No position could well be more trying than that of the inexperienced girl who, in the first bloom of youth, was called to rule the land in this wild transitional period. Her royal courage and gracious tact, her transparent truthfulness, her high sense of duty, and her precocious discretion served her well; but these young excellences could not have produced their full effect had she not found in her first Prime Minister a faithful friend and servant, whose loyal and chivalrous devotion at once conciliated her regard, and who only used the influence thus won to impress on his Sovereign's mind "sound maxims of constitutional government, and truths of every description which it behoved her to learn." The records of the time show plainly that Lord Melbourne, the eccentric head of William IV's last Whig Administration, was not generally credited with either the will or the ability to play so lofty a part. His affectation of a lazy, trifling, indifferent manner, his often-quoted remonstrance to impetuous would-be reformers, "Can't you let it alone?" had earned for him some angry disapproval, and caused him to be regarded as the embodiment of the detested _laissez-faire_ principle. But under his mask of nonchalance he hid some noble qualities, which at this juncture served Queen and country well.

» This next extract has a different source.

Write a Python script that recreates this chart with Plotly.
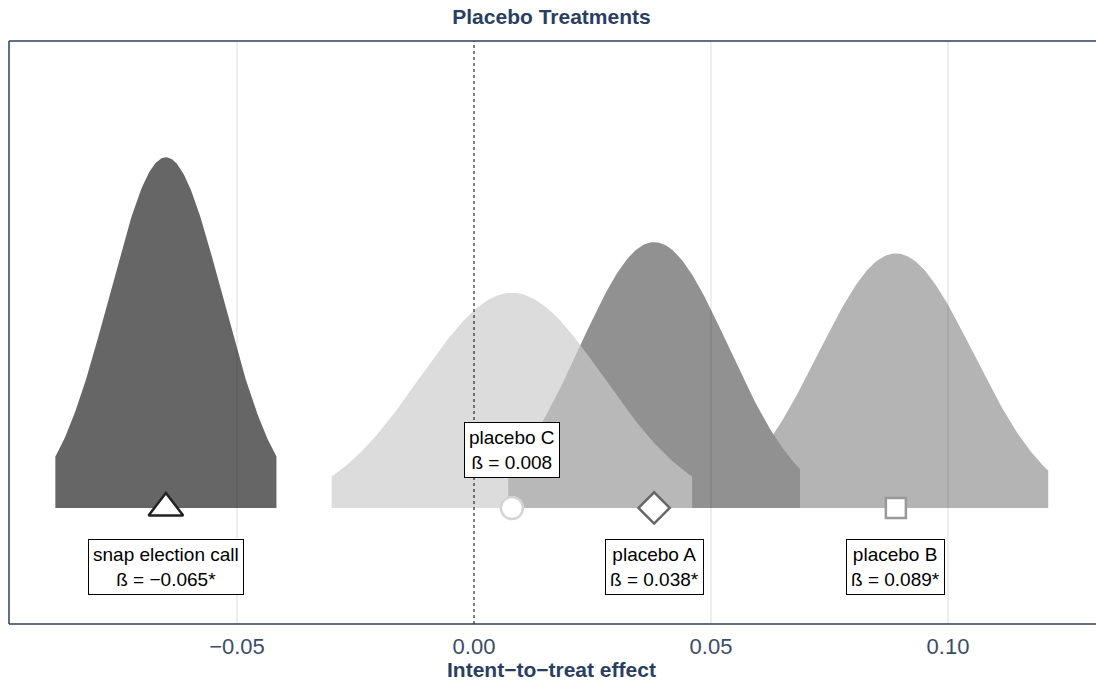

Considered as a frivolous, selfish courtier by too many of the suffering poor and of their friends, he was in truth "acting in all things an affectionate, conscientious, and patriotic part" towards his Sovereign, "endeavouring to make her happy as a woman and popular as a Queen," [Footnote] telling her uncourtly truths with a blunt honesty that did not displease her, and watching over her with a paternal tenderness which she repaid with frank, noble confidence. He was faithful in a great and difficult trust; let his memory have due honour.